## [WORKING DATA]
========

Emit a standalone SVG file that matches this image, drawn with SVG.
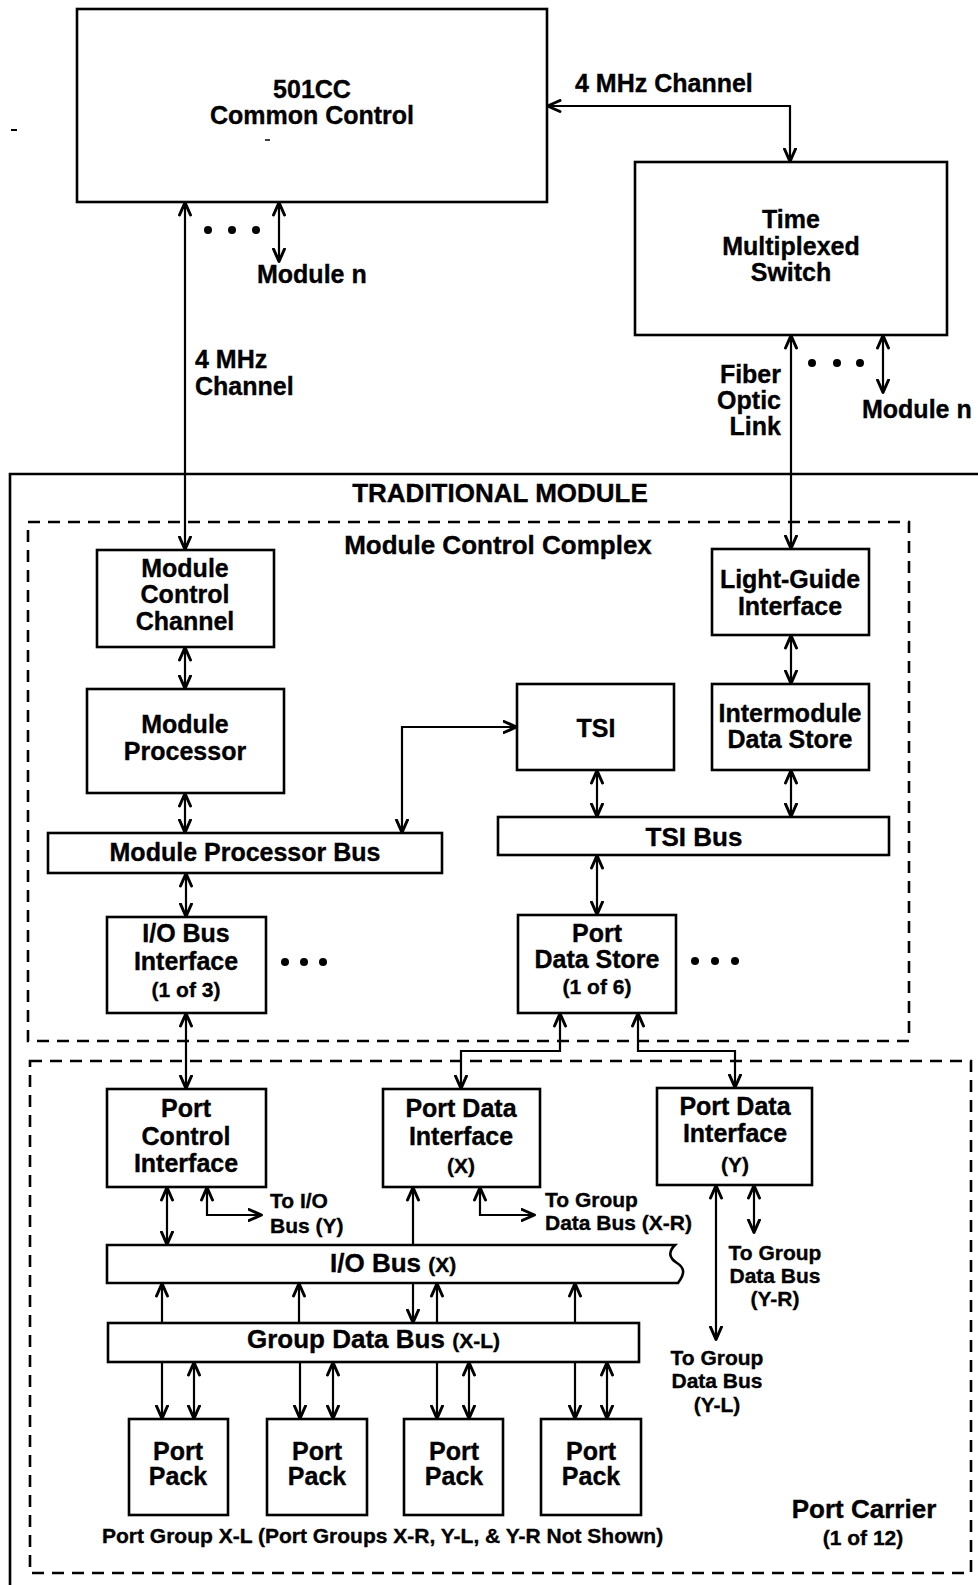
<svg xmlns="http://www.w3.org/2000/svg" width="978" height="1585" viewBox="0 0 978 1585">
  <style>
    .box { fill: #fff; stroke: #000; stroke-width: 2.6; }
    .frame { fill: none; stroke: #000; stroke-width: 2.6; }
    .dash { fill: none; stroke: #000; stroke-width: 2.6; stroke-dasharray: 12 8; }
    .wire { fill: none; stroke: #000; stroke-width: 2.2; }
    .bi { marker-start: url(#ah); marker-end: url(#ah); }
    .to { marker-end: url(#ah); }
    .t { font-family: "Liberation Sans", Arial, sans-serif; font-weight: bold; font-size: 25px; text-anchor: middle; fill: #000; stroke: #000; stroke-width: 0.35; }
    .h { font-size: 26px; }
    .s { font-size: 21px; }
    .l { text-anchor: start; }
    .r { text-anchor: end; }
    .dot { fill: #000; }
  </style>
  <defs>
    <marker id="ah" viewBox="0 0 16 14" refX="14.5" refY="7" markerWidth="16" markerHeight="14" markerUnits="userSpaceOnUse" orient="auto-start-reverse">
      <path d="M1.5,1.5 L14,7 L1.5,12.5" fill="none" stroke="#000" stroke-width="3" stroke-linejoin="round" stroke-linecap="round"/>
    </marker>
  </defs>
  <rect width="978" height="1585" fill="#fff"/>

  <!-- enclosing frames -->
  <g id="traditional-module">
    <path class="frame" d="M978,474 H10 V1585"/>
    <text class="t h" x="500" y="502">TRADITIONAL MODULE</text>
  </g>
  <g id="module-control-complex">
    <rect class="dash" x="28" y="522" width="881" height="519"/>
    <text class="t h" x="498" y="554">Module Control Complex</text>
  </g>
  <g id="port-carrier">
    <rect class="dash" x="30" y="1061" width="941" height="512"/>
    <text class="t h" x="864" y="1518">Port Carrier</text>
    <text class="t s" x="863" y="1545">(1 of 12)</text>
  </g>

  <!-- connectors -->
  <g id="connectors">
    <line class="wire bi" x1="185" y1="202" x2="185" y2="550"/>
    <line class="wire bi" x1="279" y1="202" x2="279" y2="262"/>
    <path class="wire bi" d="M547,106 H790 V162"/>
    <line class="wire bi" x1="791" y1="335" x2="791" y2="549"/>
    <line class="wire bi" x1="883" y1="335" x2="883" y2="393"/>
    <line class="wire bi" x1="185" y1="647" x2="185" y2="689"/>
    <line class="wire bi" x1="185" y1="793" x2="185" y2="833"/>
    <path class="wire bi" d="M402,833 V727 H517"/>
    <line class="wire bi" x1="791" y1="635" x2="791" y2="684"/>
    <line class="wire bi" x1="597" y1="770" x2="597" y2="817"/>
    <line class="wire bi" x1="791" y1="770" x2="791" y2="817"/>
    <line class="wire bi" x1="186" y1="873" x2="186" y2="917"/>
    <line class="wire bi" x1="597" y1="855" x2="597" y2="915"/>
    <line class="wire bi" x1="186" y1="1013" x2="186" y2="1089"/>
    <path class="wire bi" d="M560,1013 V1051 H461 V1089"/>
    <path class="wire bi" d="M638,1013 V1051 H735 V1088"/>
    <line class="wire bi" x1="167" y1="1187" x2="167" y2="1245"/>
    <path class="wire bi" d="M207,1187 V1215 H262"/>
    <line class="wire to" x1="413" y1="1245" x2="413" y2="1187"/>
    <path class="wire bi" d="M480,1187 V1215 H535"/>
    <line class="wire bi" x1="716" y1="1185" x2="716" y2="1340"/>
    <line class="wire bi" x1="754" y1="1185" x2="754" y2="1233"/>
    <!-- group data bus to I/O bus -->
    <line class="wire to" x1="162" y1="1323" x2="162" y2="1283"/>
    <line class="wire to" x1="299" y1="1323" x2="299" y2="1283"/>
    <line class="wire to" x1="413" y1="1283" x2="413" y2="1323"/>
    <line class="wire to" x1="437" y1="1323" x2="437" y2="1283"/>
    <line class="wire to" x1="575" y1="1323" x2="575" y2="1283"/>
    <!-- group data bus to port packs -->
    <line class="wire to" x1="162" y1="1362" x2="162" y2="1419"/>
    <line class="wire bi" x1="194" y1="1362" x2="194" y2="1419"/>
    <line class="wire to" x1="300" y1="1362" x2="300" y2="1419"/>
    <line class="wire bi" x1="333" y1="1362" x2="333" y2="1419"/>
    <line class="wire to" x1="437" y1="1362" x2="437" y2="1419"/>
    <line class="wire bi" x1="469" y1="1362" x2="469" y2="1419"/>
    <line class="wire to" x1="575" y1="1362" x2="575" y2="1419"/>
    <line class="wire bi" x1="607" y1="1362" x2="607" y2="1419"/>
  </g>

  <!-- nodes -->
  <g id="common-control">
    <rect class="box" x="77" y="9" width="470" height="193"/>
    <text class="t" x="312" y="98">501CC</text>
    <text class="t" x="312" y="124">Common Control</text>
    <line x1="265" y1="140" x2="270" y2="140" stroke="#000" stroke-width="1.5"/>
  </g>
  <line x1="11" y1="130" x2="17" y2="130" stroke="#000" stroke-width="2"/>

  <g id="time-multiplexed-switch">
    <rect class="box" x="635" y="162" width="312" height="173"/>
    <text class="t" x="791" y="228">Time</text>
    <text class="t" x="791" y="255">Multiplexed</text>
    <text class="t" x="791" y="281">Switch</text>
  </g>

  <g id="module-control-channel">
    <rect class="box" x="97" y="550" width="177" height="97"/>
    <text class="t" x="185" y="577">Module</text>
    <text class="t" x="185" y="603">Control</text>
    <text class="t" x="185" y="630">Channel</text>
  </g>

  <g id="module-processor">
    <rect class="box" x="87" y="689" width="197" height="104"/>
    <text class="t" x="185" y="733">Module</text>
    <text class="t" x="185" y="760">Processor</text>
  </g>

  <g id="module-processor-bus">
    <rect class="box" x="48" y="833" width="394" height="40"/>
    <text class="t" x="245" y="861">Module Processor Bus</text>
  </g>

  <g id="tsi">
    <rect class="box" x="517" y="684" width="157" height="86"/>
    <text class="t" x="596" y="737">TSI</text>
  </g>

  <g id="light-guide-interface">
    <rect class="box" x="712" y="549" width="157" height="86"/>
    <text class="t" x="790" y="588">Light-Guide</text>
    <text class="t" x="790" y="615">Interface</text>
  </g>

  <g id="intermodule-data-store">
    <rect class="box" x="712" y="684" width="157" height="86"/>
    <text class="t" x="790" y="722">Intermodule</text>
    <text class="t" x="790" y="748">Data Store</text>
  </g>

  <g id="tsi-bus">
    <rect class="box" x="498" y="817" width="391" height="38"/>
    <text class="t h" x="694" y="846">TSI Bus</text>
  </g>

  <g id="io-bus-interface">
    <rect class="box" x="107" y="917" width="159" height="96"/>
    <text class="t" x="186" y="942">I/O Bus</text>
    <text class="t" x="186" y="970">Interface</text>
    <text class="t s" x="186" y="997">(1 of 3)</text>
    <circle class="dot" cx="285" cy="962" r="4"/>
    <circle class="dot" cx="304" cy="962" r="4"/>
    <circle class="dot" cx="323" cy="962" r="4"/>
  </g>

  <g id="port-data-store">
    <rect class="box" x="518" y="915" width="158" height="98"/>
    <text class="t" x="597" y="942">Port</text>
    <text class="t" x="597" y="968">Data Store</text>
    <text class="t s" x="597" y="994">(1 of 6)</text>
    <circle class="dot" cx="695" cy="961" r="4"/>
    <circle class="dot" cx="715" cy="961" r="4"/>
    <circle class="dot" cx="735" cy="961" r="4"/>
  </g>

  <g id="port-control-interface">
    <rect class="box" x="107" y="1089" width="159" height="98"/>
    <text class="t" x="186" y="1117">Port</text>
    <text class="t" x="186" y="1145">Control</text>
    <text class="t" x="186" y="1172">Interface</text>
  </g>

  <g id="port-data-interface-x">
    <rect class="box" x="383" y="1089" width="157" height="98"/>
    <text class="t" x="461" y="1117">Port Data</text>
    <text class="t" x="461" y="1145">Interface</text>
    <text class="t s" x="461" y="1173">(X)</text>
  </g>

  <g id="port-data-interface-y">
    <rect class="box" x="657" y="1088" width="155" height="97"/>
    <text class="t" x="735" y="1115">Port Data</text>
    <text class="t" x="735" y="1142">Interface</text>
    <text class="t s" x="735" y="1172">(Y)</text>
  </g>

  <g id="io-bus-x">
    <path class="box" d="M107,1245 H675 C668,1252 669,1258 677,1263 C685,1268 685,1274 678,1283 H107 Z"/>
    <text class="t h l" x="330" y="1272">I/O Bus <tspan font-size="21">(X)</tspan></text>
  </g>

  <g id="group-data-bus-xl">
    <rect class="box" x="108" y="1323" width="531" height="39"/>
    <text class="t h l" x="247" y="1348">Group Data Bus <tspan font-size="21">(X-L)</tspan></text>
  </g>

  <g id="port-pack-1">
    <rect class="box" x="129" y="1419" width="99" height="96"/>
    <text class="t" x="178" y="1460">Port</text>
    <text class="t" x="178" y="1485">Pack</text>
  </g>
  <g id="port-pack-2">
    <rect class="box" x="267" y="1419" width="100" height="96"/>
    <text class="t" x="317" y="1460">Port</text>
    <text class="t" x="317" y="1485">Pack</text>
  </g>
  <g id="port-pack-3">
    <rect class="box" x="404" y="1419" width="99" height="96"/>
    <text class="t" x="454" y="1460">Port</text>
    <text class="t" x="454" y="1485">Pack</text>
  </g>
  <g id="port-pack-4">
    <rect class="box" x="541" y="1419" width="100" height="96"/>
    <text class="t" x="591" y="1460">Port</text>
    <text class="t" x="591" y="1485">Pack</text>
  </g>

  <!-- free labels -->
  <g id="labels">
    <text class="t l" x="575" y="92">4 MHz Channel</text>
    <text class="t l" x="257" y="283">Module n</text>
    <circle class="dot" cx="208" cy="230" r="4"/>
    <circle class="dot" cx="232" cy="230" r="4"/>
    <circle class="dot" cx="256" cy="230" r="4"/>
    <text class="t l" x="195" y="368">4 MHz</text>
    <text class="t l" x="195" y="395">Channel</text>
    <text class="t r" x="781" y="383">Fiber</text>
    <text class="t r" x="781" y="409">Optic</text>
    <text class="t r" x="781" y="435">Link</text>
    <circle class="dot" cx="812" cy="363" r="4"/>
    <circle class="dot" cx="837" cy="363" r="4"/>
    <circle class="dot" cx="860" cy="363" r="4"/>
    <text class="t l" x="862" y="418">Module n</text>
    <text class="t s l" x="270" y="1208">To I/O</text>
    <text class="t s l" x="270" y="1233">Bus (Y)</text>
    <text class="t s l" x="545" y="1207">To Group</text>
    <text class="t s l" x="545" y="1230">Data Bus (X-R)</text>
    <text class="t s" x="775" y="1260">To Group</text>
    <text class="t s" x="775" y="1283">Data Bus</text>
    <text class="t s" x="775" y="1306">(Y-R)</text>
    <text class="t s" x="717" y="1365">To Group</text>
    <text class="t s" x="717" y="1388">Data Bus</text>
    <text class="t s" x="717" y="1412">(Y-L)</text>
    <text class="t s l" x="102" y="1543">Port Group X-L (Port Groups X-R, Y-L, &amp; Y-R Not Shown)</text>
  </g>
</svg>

========

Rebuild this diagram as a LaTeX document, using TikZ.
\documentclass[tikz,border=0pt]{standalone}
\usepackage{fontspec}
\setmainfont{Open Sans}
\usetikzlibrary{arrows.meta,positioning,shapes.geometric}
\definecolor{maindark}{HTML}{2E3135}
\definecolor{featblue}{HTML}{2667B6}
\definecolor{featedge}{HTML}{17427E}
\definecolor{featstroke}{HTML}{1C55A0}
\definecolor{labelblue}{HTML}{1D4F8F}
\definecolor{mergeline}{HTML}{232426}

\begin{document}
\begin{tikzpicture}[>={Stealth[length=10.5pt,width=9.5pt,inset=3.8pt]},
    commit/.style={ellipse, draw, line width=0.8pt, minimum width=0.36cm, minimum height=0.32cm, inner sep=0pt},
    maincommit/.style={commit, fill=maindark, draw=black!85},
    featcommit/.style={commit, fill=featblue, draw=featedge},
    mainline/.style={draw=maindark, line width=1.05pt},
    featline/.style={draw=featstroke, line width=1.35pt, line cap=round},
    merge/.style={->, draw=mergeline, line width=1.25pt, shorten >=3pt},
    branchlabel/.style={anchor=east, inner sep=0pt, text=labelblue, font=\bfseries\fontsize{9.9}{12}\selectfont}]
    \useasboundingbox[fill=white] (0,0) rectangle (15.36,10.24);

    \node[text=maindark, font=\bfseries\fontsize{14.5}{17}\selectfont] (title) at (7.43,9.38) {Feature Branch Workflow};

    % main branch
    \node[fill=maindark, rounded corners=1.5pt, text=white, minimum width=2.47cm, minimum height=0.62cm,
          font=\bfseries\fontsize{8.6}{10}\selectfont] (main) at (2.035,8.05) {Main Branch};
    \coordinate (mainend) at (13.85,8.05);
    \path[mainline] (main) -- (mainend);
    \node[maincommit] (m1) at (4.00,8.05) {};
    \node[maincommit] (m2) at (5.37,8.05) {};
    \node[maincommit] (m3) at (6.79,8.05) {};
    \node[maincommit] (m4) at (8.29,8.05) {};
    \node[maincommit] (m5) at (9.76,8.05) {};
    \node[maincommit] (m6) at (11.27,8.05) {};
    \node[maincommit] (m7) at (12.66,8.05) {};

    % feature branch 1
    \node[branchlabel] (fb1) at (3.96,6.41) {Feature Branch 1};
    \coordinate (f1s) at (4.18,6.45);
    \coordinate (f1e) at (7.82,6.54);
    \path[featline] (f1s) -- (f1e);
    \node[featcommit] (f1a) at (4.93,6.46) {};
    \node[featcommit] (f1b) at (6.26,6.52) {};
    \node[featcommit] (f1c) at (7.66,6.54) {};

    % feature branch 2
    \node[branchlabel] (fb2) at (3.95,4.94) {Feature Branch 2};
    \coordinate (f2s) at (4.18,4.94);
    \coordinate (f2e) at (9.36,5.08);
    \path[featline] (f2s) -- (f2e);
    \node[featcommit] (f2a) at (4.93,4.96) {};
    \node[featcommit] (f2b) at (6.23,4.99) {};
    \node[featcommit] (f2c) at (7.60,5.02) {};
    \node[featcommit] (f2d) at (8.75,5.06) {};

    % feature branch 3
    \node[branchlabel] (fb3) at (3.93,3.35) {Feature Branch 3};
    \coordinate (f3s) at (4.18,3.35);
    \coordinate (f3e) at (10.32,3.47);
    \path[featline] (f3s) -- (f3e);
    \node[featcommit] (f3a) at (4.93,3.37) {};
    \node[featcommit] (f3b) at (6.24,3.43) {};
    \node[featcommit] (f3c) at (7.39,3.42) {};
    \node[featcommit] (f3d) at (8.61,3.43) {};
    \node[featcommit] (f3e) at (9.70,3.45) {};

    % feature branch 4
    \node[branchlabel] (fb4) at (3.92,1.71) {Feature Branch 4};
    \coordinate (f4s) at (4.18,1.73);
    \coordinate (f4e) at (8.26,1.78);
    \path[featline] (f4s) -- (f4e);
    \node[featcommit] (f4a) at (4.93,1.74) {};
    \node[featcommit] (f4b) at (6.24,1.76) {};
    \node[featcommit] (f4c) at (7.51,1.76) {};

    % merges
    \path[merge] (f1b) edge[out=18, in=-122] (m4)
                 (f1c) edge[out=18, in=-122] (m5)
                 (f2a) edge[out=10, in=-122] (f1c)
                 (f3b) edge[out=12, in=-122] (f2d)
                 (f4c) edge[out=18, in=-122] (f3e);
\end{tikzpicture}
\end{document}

========

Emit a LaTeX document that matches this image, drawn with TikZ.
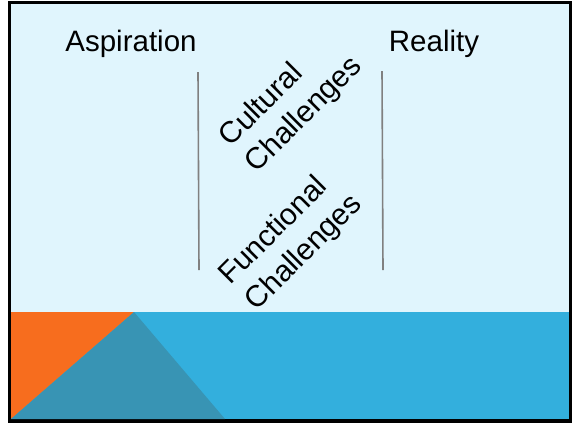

========

## [SHORT PROBLEM]
Write out each line exactly as it appears, from the line with "Rebuild this diagram" up to and including the line with "(title) at (7.43,9.38)".

## [TASK RESPONSE]
Rebuild this diagram as a LaTeX document, using TikZ.
\documentclass[tikz,border=0pt]{standalone}
\usepackage{fontspec}
\setmainfont{Open Sans}
\usetikzlibrary{arrows.meta,positioning,shapes.geometric}
\definecolor{maindark}{HTML}{2E3135}
\definecolor{featblue}{HTML}{2667B6}
\definecolor{featedge}{HTML}{17427E}
\definecolor{featstroke}{HTML}{1C55A0}
\definecolor{labelblue}{HTML}{1D4F8F}
\definecolor{mergeline}{HTML}{232426}

\begin{document}
\begin{tikzpicture}[>={Stealth[length=10.5pt,width=9.5pt,inset=3.8pt]},
    commit/.style={ellipse, draw, line width=0.8pt, minimum width=0.36cm, minimum height=0.32cm, inner sep=0pt},
    maincommit/.style={commit, fill=maindark, draw=black!85},
    featcommit/.style={commit, fill=featblue, draw=featedge},
    mainline/.style={draw=maindark, line width=1.05pt},
    featline/.style={draw=featstroke, line width=1.35pt, line cap=round},
    merge/.style={->, draw=mergeline, line width=1.25pt, shorten >=3pt},
    branchlabel/.style={anchor=east, inner sep=0pt, text=labelblue, font=\bfseries\fontsize{9.9}{12}\selectfont}]
    \useasboundingbox[fill=white] (0,0) rectangle (15.36,10.24);

    \node[text=maindark, font=\bfseries\fontsize{14.5}{17}\selectfont] (title) at (7.43,9.38) {Feature Branch Workflow};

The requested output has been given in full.